As it would not be feasible to manually analyze all occurrences of deictics in all 64
texts, only the last 10 orthographical sentences of each text were extracted to form a
‘mini-corpus’ of text endings. The structure of the corpus is outlined in Table 1.
Table 1. Structure of the corpus of text endings
32 text endings
32 text endings
It is no coincidence that the endings of the texts were chosen as a basis for the
corpus to be compiled rather than their beginnings or middle parts. First of all, it
was found that the text beginnings contain only few object deictics, since the
introductory parts of popular science texts seem to be mainly concerned with
introducing new referents rather than with referring to previously introduced ones.
The middle parts of the texts, on the other hand, were judged to be quite
heterogenous (and therefore unsuitable for the compilation of a small-scale corpus),
since they feature a variety of different discourse types such as short narratives or
direct speech. In contrast, the text endings were found to be quite homogenous;
they generally feature a short outlook that highlights the relevance of the topic of
the article to the reader or to society as a whole (cf. section 2.1.1 and the examples
The reader is reminded, however, that text endings are not necessarily
representative of the genre as a whole – not to mention the many other genres of
English and German. Research has shown that the use of referring expressions in
general (Fox 1987, Moya Guijarro 2006) and of deictics in particular (Diewald
1991) is dependent on genre (but see Toole 1996, who argues that the same
cognitive mechanisms are operative regardless of the genre at hand). Further study
is needed to assess how far the use of deictic expressions in the investigated texts is
influenced by genre-internal conventions (as opposed to crosslinguistically different
communicative conventions). One possible way of doing this would be to repeat the
study presented here using texts from other genres.
Methodologically, the small-scale corpus used for the present study combines the
best of two worlds, as it enables a qualitative analysis of all occurring deictic
expressions in context while still being representative enough to allow for a
quantitative perspective on the data. However, statistical significance was not
computed in order to highlight the tentative character of the quantitative findings. It
is not the prime goal of this study to deliver reliable quantitative results (the
investigated corpus would be too small for that anyway) but rather to provide
directions for further research by identifying items which seem worthwhile for
detailed contrastive investigations on the basis of larger corpora (e.g. English then
vs. German dann, cf. Section 2.4).
Ehlich suggests that the high degree of complexity in German scientific texts (cf.
Fabricius-Hansen 2000) “implies the use of a large variety of deictic expressions
being used for text organizing deictic procedures” (Ehlich 1992: 224) and that
“English seems to have chosen different strategies for representing complexity and
abstractness in scientific texts.
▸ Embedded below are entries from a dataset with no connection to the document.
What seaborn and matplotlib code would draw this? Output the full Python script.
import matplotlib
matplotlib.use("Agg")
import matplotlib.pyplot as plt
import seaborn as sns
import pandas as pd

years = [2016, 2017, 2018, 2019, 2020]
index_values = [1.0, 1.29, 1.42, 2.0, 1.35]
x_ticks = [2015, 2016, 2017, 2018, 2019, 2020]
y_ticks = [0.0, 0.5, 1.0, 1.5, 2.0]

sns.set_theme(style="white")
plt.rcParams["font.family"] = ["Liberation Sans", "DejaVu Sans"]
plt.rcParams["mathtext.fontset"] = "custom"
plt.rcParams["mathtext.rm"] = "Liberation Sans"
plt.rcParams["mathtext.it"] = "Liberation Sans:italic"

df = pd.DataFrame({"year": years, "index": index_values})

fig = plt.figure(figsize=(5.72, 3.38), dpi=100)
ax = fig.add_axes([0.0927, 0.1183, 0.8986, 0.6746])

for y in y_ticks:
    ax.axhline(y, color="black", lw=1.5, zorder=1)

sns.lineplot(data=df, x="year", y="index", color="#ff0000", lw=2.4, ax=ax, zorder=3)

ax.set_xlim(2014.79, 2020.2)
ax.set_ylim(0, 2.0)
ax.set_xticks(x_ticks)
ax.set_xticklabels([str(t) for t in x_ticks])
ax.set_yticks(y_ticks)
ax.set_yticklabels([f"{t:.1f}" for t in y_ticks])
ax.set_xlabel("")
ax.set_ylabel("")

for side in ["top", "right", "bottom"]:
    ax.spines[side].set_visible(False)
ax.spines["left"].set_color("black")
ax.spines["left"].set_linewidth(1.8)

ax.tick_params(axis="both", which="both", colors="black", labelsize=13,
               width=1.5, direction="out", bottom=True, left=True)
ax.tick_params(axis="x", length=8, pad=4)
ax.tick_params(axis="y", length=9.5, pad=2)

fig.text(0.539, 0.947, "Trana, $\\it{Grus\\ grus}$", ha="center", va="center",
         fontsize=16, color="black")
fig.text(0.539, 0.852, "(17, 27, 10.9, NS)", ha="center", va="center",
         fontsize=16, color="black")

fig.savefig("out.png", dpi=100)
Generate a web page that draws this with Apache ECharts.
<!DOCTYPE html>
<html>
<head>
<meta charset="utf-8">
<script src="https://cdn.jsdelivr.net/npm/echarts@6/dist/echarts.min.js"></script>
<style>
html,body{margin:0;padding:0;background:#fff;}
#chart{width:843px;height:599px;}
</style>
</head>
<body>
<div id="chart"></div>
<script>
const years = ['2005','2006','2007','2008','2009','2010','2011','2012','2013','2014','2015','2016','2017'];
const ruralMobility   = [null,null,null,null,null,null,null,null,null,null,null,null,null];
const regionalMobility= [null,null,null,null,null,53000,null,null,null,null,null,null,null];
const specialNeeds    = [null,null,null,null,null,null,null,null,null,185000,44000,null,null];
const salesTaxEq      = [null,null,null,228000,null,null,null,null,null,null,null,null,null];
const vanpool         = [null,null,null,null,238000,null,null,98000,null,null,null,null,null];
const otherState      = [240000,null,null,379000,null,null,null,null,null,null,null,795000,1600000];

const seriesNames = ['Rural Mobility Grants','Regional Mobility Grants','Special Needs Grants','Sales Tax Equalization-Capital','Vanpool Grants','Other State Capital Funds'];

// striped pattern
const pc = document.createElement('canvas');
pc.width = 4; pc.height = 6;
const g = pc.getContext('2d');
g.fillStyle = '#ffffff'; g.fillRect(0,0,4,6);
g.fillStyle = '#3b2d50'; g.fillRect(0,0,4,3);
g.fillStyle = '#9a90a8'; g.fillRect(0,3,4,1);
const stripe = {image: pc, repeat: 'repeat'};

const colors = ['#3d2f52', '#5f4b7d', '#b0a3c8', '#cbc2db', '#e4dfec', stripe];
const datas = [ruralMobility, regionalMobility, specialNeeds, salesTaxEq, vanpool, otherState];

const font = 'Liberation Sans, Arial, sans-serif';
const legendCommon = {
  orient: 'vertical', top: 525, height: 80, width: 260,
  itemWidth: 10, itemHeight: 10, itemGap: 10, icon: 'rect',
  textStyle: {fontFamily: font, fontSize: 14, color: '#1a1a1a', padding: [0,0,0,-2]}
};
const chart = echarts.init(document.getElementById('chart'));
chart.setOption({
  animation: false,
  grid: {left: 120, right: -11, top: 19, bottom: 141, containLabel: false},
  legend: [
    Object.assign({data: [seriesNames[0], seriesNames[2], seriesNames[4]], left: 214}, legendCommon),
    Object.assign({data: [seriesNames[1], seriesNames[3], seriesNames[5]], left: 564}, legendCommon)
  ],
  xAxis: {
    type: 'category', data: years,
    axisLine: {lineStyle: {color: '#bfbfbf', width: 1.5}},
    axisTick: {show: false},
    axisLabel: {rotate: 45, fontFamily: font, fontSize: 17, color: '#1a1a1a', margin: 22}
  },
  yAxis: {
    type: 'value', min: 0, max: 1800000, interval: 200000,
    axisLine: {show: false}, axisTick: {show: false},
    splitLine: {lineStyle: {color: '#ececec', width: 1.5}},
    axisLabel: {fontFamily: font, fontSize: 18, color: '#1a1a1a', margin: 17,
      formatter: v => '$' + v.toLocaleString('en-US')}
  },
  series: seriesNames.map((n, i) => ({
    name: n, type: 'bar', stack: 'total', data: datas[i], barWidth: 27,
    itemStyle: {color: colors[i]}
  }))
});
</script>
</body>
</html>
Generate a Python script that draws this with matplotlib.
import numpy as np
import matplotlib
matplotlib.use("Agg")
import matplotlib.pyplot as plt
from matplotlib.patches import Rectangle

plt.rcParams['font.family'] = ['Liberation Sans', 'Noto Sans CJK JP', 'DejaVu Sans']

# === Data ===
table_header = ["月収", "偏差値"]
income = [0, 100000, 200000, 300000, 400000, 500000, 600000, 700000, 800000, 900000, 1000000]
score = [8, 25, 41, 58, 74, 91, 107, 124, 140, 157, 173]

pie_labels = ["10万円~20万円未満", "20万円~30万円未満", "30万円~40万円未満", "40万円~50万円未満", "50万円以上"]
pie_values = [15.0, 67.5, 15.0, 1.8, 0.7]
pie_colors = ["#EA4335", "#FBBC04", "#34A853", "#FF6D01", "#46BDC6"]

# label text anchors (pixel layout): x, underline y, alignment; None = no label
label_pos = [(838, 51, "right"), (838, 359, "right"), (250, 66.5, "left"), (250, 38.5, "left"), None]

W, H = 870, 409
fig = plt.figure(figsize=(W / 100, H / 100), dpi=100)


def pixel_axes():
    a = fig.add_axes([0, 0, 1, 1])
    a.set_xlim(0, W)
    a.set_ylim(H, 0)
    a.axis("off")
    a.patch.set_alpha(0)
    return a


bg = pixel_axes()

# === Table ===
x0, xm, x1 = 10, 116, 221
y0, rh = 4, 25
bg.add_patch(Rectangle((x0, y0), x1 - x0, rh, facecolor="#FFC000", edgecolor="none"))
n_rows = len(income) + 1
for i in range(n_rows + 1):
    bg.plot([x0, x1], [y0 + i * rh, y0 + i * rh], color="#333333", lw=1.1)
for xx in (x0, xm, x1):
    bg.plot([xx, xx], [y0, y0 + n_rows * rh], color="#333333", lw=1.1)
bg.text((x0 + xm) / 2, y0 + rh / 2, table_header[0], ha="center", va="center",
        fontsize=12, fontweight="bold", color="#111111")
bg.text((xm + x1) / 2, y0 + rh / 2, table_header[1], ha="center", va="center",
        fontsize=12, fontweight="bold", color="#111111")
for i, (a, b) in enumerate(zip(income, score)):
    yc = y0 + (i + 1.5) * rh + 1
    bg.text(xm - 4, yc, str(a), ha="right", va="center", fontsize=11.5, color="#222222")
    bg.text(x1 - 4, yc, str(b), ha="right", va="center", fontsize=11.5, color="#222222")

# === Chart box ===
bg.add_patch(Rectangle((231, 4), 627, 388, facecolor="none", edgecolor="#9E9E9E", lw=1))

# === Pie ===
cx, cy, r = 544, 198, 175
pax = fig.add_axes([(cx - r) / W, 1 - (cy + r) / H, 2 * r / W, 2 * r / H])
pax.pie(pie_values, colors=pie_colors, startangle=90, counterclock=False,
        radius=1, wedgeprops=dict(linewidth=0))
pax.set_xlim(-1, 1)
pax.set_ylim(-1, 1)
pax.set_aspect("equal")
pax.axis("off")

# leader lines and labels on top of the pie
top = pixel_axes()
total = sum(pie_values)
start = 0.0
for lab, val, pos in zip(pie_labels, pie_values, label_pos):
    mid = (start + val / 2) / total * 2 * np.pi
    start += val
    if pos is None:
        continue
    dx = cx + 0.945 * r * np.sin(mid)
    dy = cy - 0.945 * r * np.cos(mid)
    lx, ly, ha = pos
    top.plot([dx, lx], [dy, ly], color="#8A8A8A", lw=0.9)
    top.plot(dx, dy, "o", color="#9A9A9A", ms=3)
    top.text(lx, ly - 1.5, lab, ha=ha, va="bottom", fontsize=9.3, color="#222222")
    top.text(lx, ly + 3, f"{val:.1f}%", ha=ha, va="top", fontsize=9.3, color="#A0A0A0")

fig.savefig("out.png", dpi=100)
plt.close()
So English seems to be poor in deixis, German rich,
and French even richer.” (p. 225) Ehlich’s suggestions led to the formulation of the
following two hypotheses for the present study:
1. The investigated German text endings make more frequent use of deictic
expressions than their English counterparts.
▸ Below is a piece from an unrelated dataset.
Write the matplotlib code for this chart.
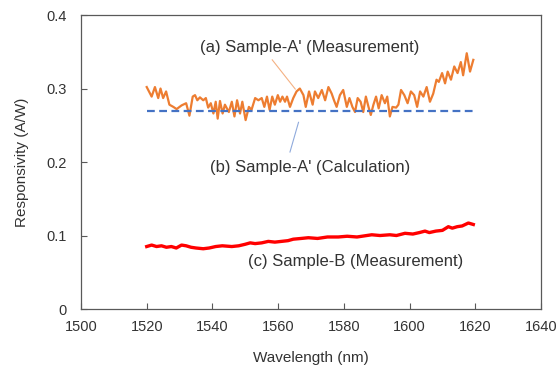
import numpy as np
import matplotlib
matplotlib.use("Agg")
import matplotlib.pyplot as plt

plt.rcParams["font.family"] = ["Liberation Sans", "DejaVu Sans"]

# ---------------------------------------------------------------------
# Data
# ---------------------------------------------------------------------
# (a) Sample-A' measurement
wl_a = [1520.0, 1521.5, 1522.5, 1523.5, 1524.2, 1525.0, 1525.9, 1526.9, 1528.1, 1529.1,
        1530.6, 1532.0, 1533.0, 1534.0, 1534.7, 1535.4, 1536.2, 1537.2, 1538.0, 1538.7,
        1539.5, 1540.3, 1541.0, 1541.6, 1542.3, 1543.1, 1543.8, 1545.0, 1545.9, 1546.7,
        1547.5, 1548.4, 1549.1, 1550.1, 1551.1, 1551.9, 1553.0, 1554.0, 1555.0, 1555.8,
        1556.6, 1557.4, 1558.2, 1559.0, 1559.9, 1560.6, 1561.3, 1562.1, 1562.7, 1563.6,
        1564.6, 1565.6, 1566.6, 1567.7, 1568.4, 1569.4, 1570.5, 1571.2, 1572.2, 1573.3,
        1574.3, 1575.3, 1576.3, 1577.0, 1577.8, 1578.8, 1579.8, 1580.9, 1581.7, 1582.6,
        1583.4, 1584.2, 1585.1, 1585.9, 1586.7, 1587.5, 1588.2, 1589.0, 1589.8, 1590.6,
        1591.5, 1592.5, 1593.2, 1594.0, 1594.8, 1595.9, 1596.6, 1597.4, 1598.4, 1599.4,
        1600.4, 1601.4, 1602.3, 1603.2, 1604.2, 1605.2, 1606.2, 1607.2, 1608.2, 1608.9,
        1609.9, 1610.8, 1611.6, 1612.6, 1613.6, 1614.6, 1615.6, 1616.3, 1617.4, 1618.4,
        1619.4]
resp_a = [0.302, 0.289, 0.302, 0.287, 0.300, 0.287, 0.296, 0.278, 0.275, 0.272,
          0.277, 0.280, 0.263, 0.289, 0.291, 0.284, 0.288, 0.284, 0.287, 0.274,
          0.280, 0.266, 0.282, 0.259, 0.283, 0.266, 0.278, 0.268, 0.282, 0.262,
          0.284, 0.266, 0.282, 0.257, 0.275, 0.271, 0.287, 0.284, 0.287, 0.275,
          0.289, 0.271, 0.289, 0.278, 0.291, 0.282, 0.289, 0.282, 0.289, 0.275,
          0.287, 0.296, 0.300, 0.291, 0.275, 0.296, 0.278, 0.296, 0.287, 0.298,
          0.284, 0.302, 0.293, 0.284, 0.275, 0.291, 0.298, 0.275, 0.287, 0.275,
          0.268, 0.287, 0.282, 0.268, 0.289, 0.275, 0.264, 0.278, 0.289, 0.273,
          0.291, 0.280, 0.289, 0.262, 0.275, 0.274, 0.278, 0.298, 0.291, 0.280,
          0.296, 0.291, 0.275, 0.296, 0.289, 0.302, 0.282, 0.293, 0.312, 0.309,
          0.321, 0.307, 0.323, 0.312, 0.330, 0.321, 0.336, 0.318, 0.348, 0.323,
          0.339]

# (b) Sample-A' calculation
wl_b = [1520, 1620]
resp_b = [0.270, 0.270]

# (c) Sample-B measurement
wl_c = [1520.0, 1521.5, 1523.0, 1524.5, 1526.0, 1527.5, 1529.0, 1530.6, 1532.0, 1533.5,
        1535.0, 1537.2, 1539.0, 1541.0, 1543.0, 1545.9, 1548.0, 1549.9, 1551.5, 1553.0,
        1555.0, 1557.0, 1559.0, 1561.0, 1563.0, 1564.6, 1567.0, 1569.2, 1572.0, 1575.0,
        1578.3, 1581.0, 1584.0, 1588.5, 1591.0, 1594.0, 1596.0, 1598.6, 1601.0, 1603.0,
        1604.7, 1606.0, 1608.0, 1610.0, 1611.8, 1613.0, 1614.5, 1616.0, 1617.9, 1619.4]
resp_c = [0.085, 0.087, 0.085, 0.086, 0.084, 0.085, 0.083, 0.087, 0.086, 0.084,
          0.083, 0.082, 0.083, 0.085, 0.086, 0.085, 0.086, 0.088, 0.090, 0.089,
          0.090, 0.092, 0.091, 0.092, 0.093, 0.095, 0.096, 0.097, 0.096, 0.098,
          0.098, 0.099, 0.098, 0.101, 0.100, 0.101, 0.100, 0.103, 0.102, 0.104,
          0.106, 0.104, 0.106, 0.107, 0.112, 0.110, 0.112, 0.113, 0.117, 0.115]

x_ticks = [1500, 1520, 1540, 1560, 1580, 1600, 1620, 1640]
y_ticks = [0, 0.1, 0.2, 0.3, 0.4]
y_ticklabels = ["0", "0.1", "0.2", "0.3", "0.4"]

text_color = "#333333"
spine_color = "#595959"

# ---------------------------------------------------------------------
# Plot
# ---------------------------------------------------------------------
fig = plt.figure(figsize=(5.59, 3.68), dpi=100)
ax = fig.add_axes([0.1449, 0.1603, 0.8229, 0.7989])

ax.plot(wl_a, resp_a, color="#ED7D31", linewidth=1.6, solid_joinstyle="round")
ax.plot(wl_b, resp_b, color="#4472C4", linewidth=1.6, linestyle=(0, (3.5, 2)))
ax.plot(wl_c, resp_c, color="#FF0000", linewidth=2.4, solid_joinstyle="round")

# leader lines for the labels
ax.plot([1558.2, 1565.2], [0.339, 0.2993], color="#F4B183", linewidth=0.8)
ax.plot([1566.2, 1563.6], [0.254, 0.2136], color="#8FAADC", linewidth=0.8)

ax.text(1569.7, 0.356, "(a) Sample-A' (Measurement)", ha="center", va="center",
        fontsize=12, color=text_color)
ax.text(1569.7, 0.192, "(b) Sample-A' (Calculation)", ha="center", va="center",
        fontsize=12, color=text_color)
ax.text(1583.7, 0.064, "(c) Sample-B (Measurement)", ha="center", va="center",
        fontsize=12, color=text_color)

ax.set_xlim(1500, 1640)
ax.set_ylim(0, 0.4)
ax.set_xticks(x_ticks)
ax.set_yticks(y_ticks)
ax.set_yticklabels(y_ticklabels)
ax.tick_params(direction="in", length=4, width=0.8, colors=spine_color,
               labelcolor=text_color, labelsize=10.5)
ax.tick_params(axis="x", pad=8)
ax.tick_params(axis="y", pad=10)
for s in ax.spines.values():
    s.set_color(spine_color)
    s.set_linewidth(0.9)

ax.set_xlabel("Wavelength (nm)", fontsize=11, color=text_color, labelpad=12)
ax.set_ylabel("Responsivity (A/W)", fontsize=11, color=text_color, labelpad=13)

fig.savefig("out.png", dpi=100)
2. The reason for the frequency difference is a stronger reliance in German on
deictics for the establishment of textual cohesion.
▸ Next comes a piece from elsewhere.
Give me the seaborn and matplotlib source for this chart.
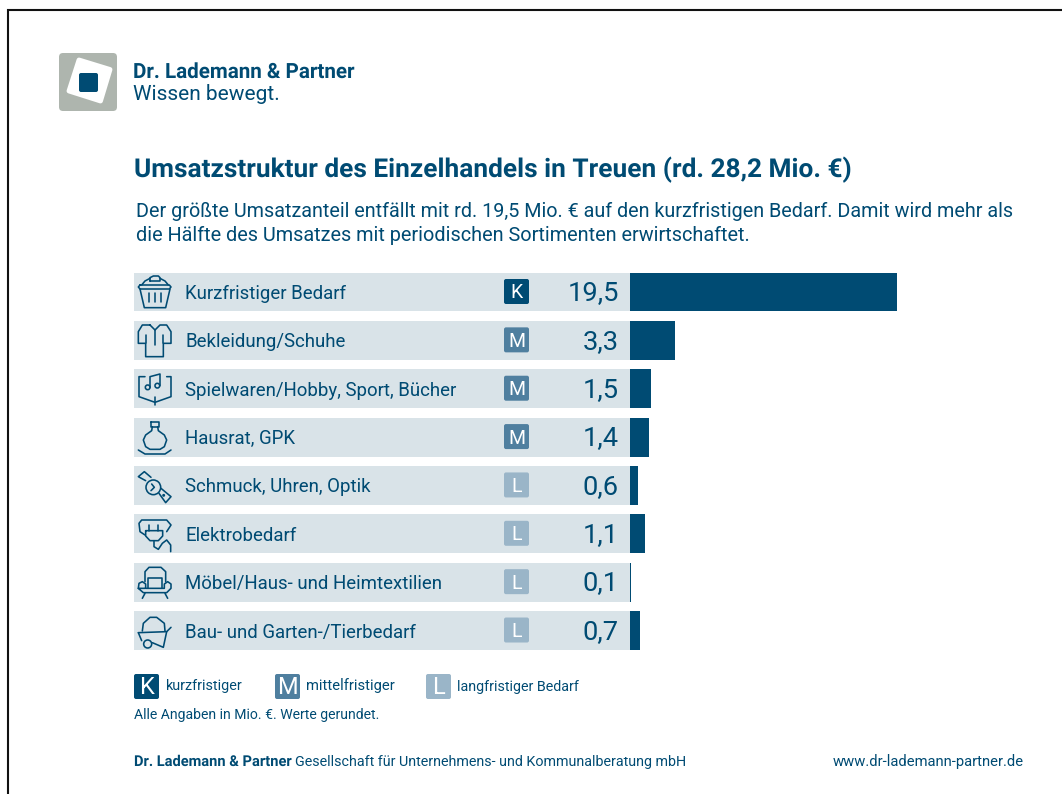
import numpy as np
import matplotlib
matplotlib.use("Agg")
import matplotlib.pyplot as plt
import seaborn as sns
from matplotlib.patches import FancyBboxPatch, Polygon, Circle

categories = ["Kurzfristiger Bedarf", "Bekleidung/Schuhe", "Spielwaren/Hobby, Sport, Bücher", "Hausrat, GPK",
              "Schmuck, Uhren, Optik", "Elektrobedarf", "Möbel/Haus- und Heimtextilien", "Bau- und Garten-/Tierbedarf"]
values = [19.5, 3.3, 1.5, 1.4, 0.6, 1.1, 0.1, 0.7]
value_labels = ["19,5", "3,3", "1,5", "1,4", "0,6", "1,1", "0,1", "0,7"]
needs = ["K", "M", "M", "M", "L", "L", "L", "L"]

BLUE = "#004b73"
MID = "#4f7f9f"
LIGHT = "#9ab5c8"
ROW = "#d9e3e8"
need_colors = {"K": BLUE, "M": MID, "L": LIGHT}

sns.set_theme(style="white")
plt.rcParams["font.family"] = ["Roboto", "DejaVu Sans"]
plt.rcParams["text.hinting"] = "no_autohint"

W, H = 1062, 794
fig = plt.figure(figsize=(W / 100, H / 100), dpi=100, facecolor="white")
PX = 13.68
Y0, DY = 292.0, 48.36
top = Y0 - DY / 2
ax = fig.add_axes([630 / W, 1 - (top + 8 * DY) / H, (W - 630) / W, 8 * DY / H])
ax.patch.set_alpha(0)
ax.barh(np.arange(8), [-(630 - 134) / PX] * 8, height=0.806, color=ROW, linewidth=0, clip_on=False, zorder=0.5)
sns.barplot(y=categories, x=values, orient="h", color=BLUE, saturation=1, width=0.806, linewidth=0, ax=ax, zorder=1)
ax.set_xlim(0, (W - 630) / PX)
ax.set_ylim(7.5, -0.5)
ax.set(xlabel=None, ylabel=None)
sns.despine(ax=ax, left=True, bottom=True, top=True, right=True)
ax.set_xticks([])
ax.tick_params(axis="y", length=0, pad=445 * 0.72, labelsize=13.4, labelcolor=BLUE)
for lab in ax.get_yticklabels():
    lab.set_ha("left")
    lab.set_va("center_baseline")
for i, v in enumerate(value_labels):
    ax.annotate(v, (0, i), xytext=(-11 * 0.72, -9.3 * 0.72), textcoords="offset points", ha="right", va="baseline",
                fontsize=19.6, color=BLUE)

ov = fig.add_axes([0, 0, 1, 1], zorder=5)
ov.set_xlim(0, W)
ov.set_ylim(H, 0)
ov.axis("off")
ov.patch.set_alpha(0)

renderer = fig.canvas.get_renderer()


def T(x, y, s, width=None, size=12, weight="normal", color=BLUE, ha="left"):
    t = ov.text(x, y, s, fontsize=size, fontweight=weight, color=color, ha=ha, va="baseline")
    if width is not None:
        w = t.get_window_extent(renderer).width
        t.set_fontsize(size * width / w)
    return t


def box(x, y, w, h, color, r=2.0):
    ov.add_patch(FancyBboxPatch((x + r, y + r), w - 2 * r, h - 2 * r, boxstyle=f"round,pad={r},rounding_size={r}",
                                fc=color, ec="none"))


# frame
ov.plot([8, 8, W], [H, 10, 10], color="#111111", lw=1.5, solid_joinstyle="miter", clip_on=False)

# logo
box(59, 53, 58, 58, "#aeb5ae", 4)
ov.add_patch(Polygon([(79, 60), (110, 69.5), (100.5, 101), (69, 91)], closed=True, fc="white", ec="white", lw=3.5, joinstyle="round"))
box(79, 73, 19, 19, BLUE, 2)
T(133, 78, "Dr. Ladem" + "ann & Partner", width=222, size=14, weight="bold")
T(133, 100, "Wissen bewegt.", width=147, size=14)

# headings
T(134, 177, "Umsatzstruktur des Einzelhandels in Treuen (rd. 28,2 Mio. €)", width=717, size=18, weight="bold")
T(136, 217, "Der größte Umsatzanteil entfällt mit rd. 19,5 Mio. € auf den kurzfristigen Bedarf. Damit wird mehr als",
  width=880, size=14)
T(136, 241, "die Hälfte des Umsatzes mit periodischen Sortimenten erwirtschaftet.", width=616, size=14)

# need badges per row
for i, n in enumerate(needs):
    y = Y0 + i * DY
    box(504, y - 13, 25, 25, need_colors[n], 2)
    ov.text(516.5, y + 6.5, n, color="white", fontsize=14, ha="center", va="baseline")


# icons, outlined in zoom-crop coordinates
def pl(pts, y0, closed=False):
    a = np.array(pts, float)
    if closed:
        a = np.vstack([a, a[0]])
    ov.plot(125 + a[:, 0] / 3, y0 + a[:, 1] / 3, color=BLUE, lw=1.15, solid_capstyle="round", solid_joinstyle="round")


def ci(x, y, r, y0):
    ov.add_patch(Circle((125 + x / 3, y0 + y / 3), r / 3, fc="none", ec=BLUE, lw=1.15))


A, B = 265, 460
# basket
pl([(75, 48), (75, 38), (85, 33), (100, 33), (105, 38), (105, 48), (75, 48)], A)
pl([(50, 60), (60, 48), (75, 40)], A)
pl([(105, 40), (120, 48), (130, 60)], A)
pl([(45, 60), (133, 60), (138, 66), (133, 72), (45, 72), (40, 66)], A, True)
pl([(45, 72), (58, 128), (122, 128), (135, 72)], A)
for x in (72, 90, 108):
    pl([(x, 85), (x, 112)], A)
# shirt
pl([(75, 180), (52, 180), (40, 200), (40, 235), (62, 235), (62, 275), (115, 275), (115, 235), (138, 235), (138, 200),
    (125, 180), (105, 180), (90, 195), (75, 180)], A)
pl([(62, 210), (62, 235)], A)
pl([(115, 210), (115, 235)], A)
pl([(90, 195), (90, 240)], A)
# book with notes
pl([(60, 335), (42, 335), (42, 395), (90, 412), (138, 395), (138, 335), (125, 335)], A)
pl([(90, 395), (90, 420)], A)
ci(68, 367, 7, A)
ci(97, 362, 7, A)
pl([(75, 367), (75, 335), (105, 327), (105, 362)], A)
# vase
pl([(78, 472), (102, 472), (102, 485), (78, 485)], A, True)
pl([(82, 485), (80, 497), (62, 510), (55, 525), (62, 545), (75, 553), (105, 553), (118, 545), (125, 525), (118, 510),
    (100, 497), (98, 485)], A)
pl([(40, 555), (60, 567), (120, 567), (138, 555)], A)
# watch
pl([(62, 62), (40, 50), (58, 35), (78, 52)], B)
ci(85, 82, 22, B)
pl([(80, 72), (88, 82), (78, 92)], B)
pl([(102, 100), (122, 128), (138, 110), (108, 85)], B)
ci(116, 106, 2, B)
# plug
pl([(60, 225), (45, 215), (42, 190), (50, 180), (125, 180), (138, 195), (125, 215)], B)
pl([(72, 195), (72, 212)], B)
pl([(100, 195), (100, 212)], B)
pl([(62, 212), (113, 212), (113, 228), (100, 242), (75, 242), (62, 228)], B, True)
pl([(87, 242), (87, 260), (100, 268), (112, 250), (125, 240), (137, 255), (137, 275)], B)
# armchair
pl([(60, 365), (60, 335), (72, 322), (108, 322), (122, 335), (122, 365)], B)
pl([(70, 385), (70, 355), (110, 355), (110, 385)], B)
pl([(60, 385), (40, 385), (42, 370), (52, 365), (62, 372), (62, 385), (118, 385), (118, 372), (128, 365), (138, 372),
    (138, 385), (125, 398), (55, 398), (40, 385)], B)
pl([(60, 400), (52, 415)], B)
pl([(120, 400), (128, 415)], B)
# wheelbarrow
pl([(52, 513), (55, 490), (75, 472), (95, 472), (118, 490), (120, 513)], B)
pl([(40, 518), (125, 515), (138, 502)], B)
pl([(40, 518), (50, 542)], B)
pl([(125, 515), (115, 562), (82, 548)], B)
ci(68, 552, 12, B)

# legend and notes
for x, n in ((134, "K"), (275, "M"), (426, "L")):
    box(x, 674, 25, 25, need_colors[n], 2)
    ov.text(x + 12.5, 694.5, n, color="white", fontsize=17, ha="center", va="baseline")
T(165, 690, "kurzfristiger", width=77, size=10)
T(306, 690, "mittelfristiger", width=88, size=10)
T(457, 691, "langfristiger Bedarf", width=122, size=10)
T(134, 719, "Alle Angaben in Mio. €. Werte gerundet.", width=245, size=10)
T(134, 766, "Dr. Lademann & Partner", width=158, size=10, weight="bold")
T(295, 766, "Gesellschaft für Unternehmens- und Kommunalberatung mbH", width=392, size=10)
T(833, 766, "www.dr-ladem" + "ann-partner.de", width=191, size=10)

fig.savefig("out.png", dpi=100, facecolor="white")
The hypotheses build upon each other: while the first hypothesis postulates a
certain quantitative result, the second one makes a claim about its qualitative
The deictic expressions13 identified in the corpus are listed in Table 2. The
classification underlying the table is deliberately heterogenous: quality deixis is
really a subclass of object deixis (see Section 2.3); and composite deictics might as
well be distributed among the other classes. However, this would conceal an
interesting finding: while composite deictics are an important resource for German
popular science authors, their use is almost non-existent in the English text endings
(64 occurrences in the German text endings vs. a single occurrence in the English
ones). In contrast, English popular science authors seem to put much more
emphasis on personal deixis than their German colleagues. Departing from these
preliminary insights, the categories of deictic expressions listed in Table 2 will be
discussed in the following sections14.
Table 2. Types of deictics and frequency of occurrence in the corpus
2.1 Personal deixis
Personal deictics are of considerable interest for functional approaches to (popular)
scientific texts because they “may reveal writers’ perceptions of their own role in
research and their relationship with expected readers as well as the scientific-
academic community” (Kuo 1999: 121). The initial finding that personal deictics
are much more common in the English than in the German text endings (98 vs. 42
occurrences, cf. Table 2) is consistent with the findings of House (1997, 2006).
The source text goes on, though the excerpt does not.